Dataset reduction (DR) seeks to select or distill samples from large datasets into smaller subsets while preserving performance on target tasks. Existing methods primarily focus on pruning or synthesizing data in the same format as the original dataset, typically the input data and corresponding labels. However, in DR settings, we find it is possible to synthesize more information beyond the data-label pair as an additional learning target to facilitate model training. In this paper, we introduce Dataset Reduction Using Privileged Information (DRUPI), which enriches DR by synthesizing privileged information alongside the reduced dataset. This privileged information can take the form of feature labels or attention labels, providing auxiliary supervision to improve model learning. Our findings reveal that effective feature labels must balance between being overly discriminative and excessively diverse, with a moderate level proving optimal for improving the reduced dataset's efficacy. Extensive experiments on ImageNet, CIFAR-10/100, and Tiny ImageNet demonstrate that DRUPI integrates seamlessly with existing dataset reduction methods, offering significant performance gains. *The code will be released after the paper is accepted.*

DRUPI: Dataset Reduction Using Privileged Information

TL;DR

DRUPI extends dataset reduction by introducing privileged information in the form of feature labels and attention labels that accompany the reduced data. It develops a structured pipeline (determine, synthesize, and learn with PI) with task-oriented supervision and versatility across multiple feature-label sets, and provides a VC-theory justification for improved learning in low-data regimes. Empirically, DRUPI enhances both coreset selection and dataset distillation across CIFAR-10/100, Tiny ImageNet, and ImageNet subsets, with notable cross-architecture gains. The work demonstrates that balancing discriminability and diversity in privileged signals is crucial for maximizing the quality of compressed datasets and opens a path toward richer DR pipelines.

Abstract

Dataset reduction (DR) seeks to select or distill samples from large datasets into smaller subsets while preserving performance on target tasks. Existing methods primarily focus on pruning or synthesizing data in the same format as the original dataset, typically the input data and corresponding labels. However, in DR settings, we find it is possible to synthesize more information beyond the data-label pair as an additional learning target to facilitate model training. In this paper, we introduce Dataset Reduction Using Privileged Information (DRUPI), which enriches DR by synthesizing privileged information alongside the reduced dataset. This privileged information can take the form of feature labels or attention labels, providing auxiliary supervision to improve model learning. Our findings reveal that effective feature labels must balance between being overly discriminative and excessively diverse, with a moderate level proving optimal for improving the reduced dataset's efficacy. Extensive experiments on ImageNet, CIFAR-10/100, and Tiny ImageNet demonstrate that DRUPI integrates seamlessly with existing dataset reduction methods, offering significant performance gains. *The code will be released after the paper is accepted.*
Paper Structure (26 sections, 12 equations, 5 figures, 14 tables, 1 algorithm)

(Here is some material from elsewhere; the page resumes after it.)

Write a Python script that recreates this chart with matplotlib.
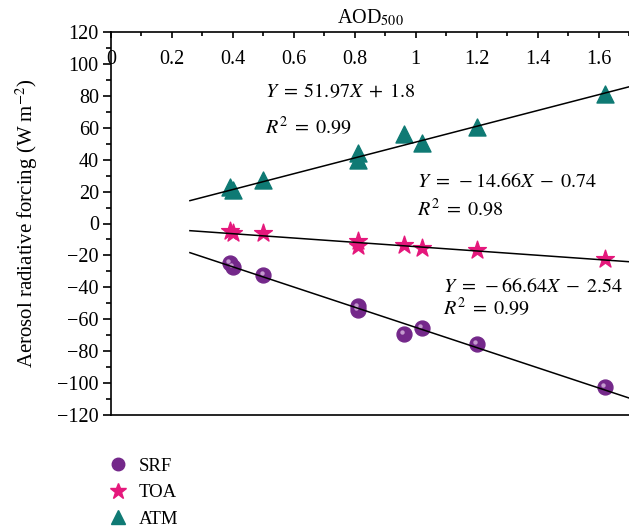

This paper contains 26 sections, 12 equations, 5 figures, 14 tables, 1 algorithm.

Figures (5)

  • Figure 1: A comparison between conventional dataset reduction pipelines and our proposed DRUPI framework. (a) Previous dataset reduction methods distill or select a subset $\mathcal{D}_{\mathcal{S}}$ from the original dataset $\mathcal{D}_{\mathcal{T}}$, maintaining the original "data-label’’ structure. (b) In contrast, DRUPI synthesizes auxiliary privileged information from $\mathcal{D}_{\mathcal{T}}$, enriching further supervision to models trained on the reduced subset $\mathcal{D}_{\mathcal{S}}$. (c) Cosine similarity between the gradients of a pre-trained model on synthetic datasets w/ and w/o privileged information (feature labels) and the real dataset. Synthetic datasets are generated using DC with 10 IPC. We used the same pre-trained ConvNet for gradient extraction.
  • Figure 2: Comparison between (a) the traditional "data-label" structure and (b) Different forms of privileged information. Non-target classes of soft labels provide additional information, can be considered a form of privileged information. Feature labels encapsulate high-dimensional information. Attention labels are obtained by applying average pooling to feature labels.
  • Figure 3: Feature labels learned under varying levels of task supervision. (a) t-SNE visualization of feature labels learned with different task supervision coefficients $\lambda_{task}$. (b) The most effective feature labels are produced with a moderate level of task supervision, avoiding excessively high or low supervision. (c) Increasing task supervision makes the feature labels more discriminative but less diverse. Diversity is measured by the negative mutual information between the feature labels and the ground truth labels, while discriminability is measured by the classification accuracy of a linear classifier trained on the feature labels.
  • Figure 4: (a) Comparison of different methods for obtaining feature labels in datasets initialized with various distillation methods. Our results indicate that learning-based methods yield the best performance. (b) Impact of feature label versatility and the utilization of multiple feature labels. We find that incorporating more feature labels produces a more robust reduced dataset, with averaging the features outperforming random selection. (c) Evaluation of supervision using different layers from a depth-3 ConvNet for synthesizing feature labels. Results show that, across different IPCs and datasets, using the final layer features for supervision generates the most effective reduced dataset.
  • Figure 5: Comparison of noise initialization (yellow) and initialization with assigned features (blue) from a pre-trained ConvNet on CIFAR-10 and CIFAR-100 across different IPC settings.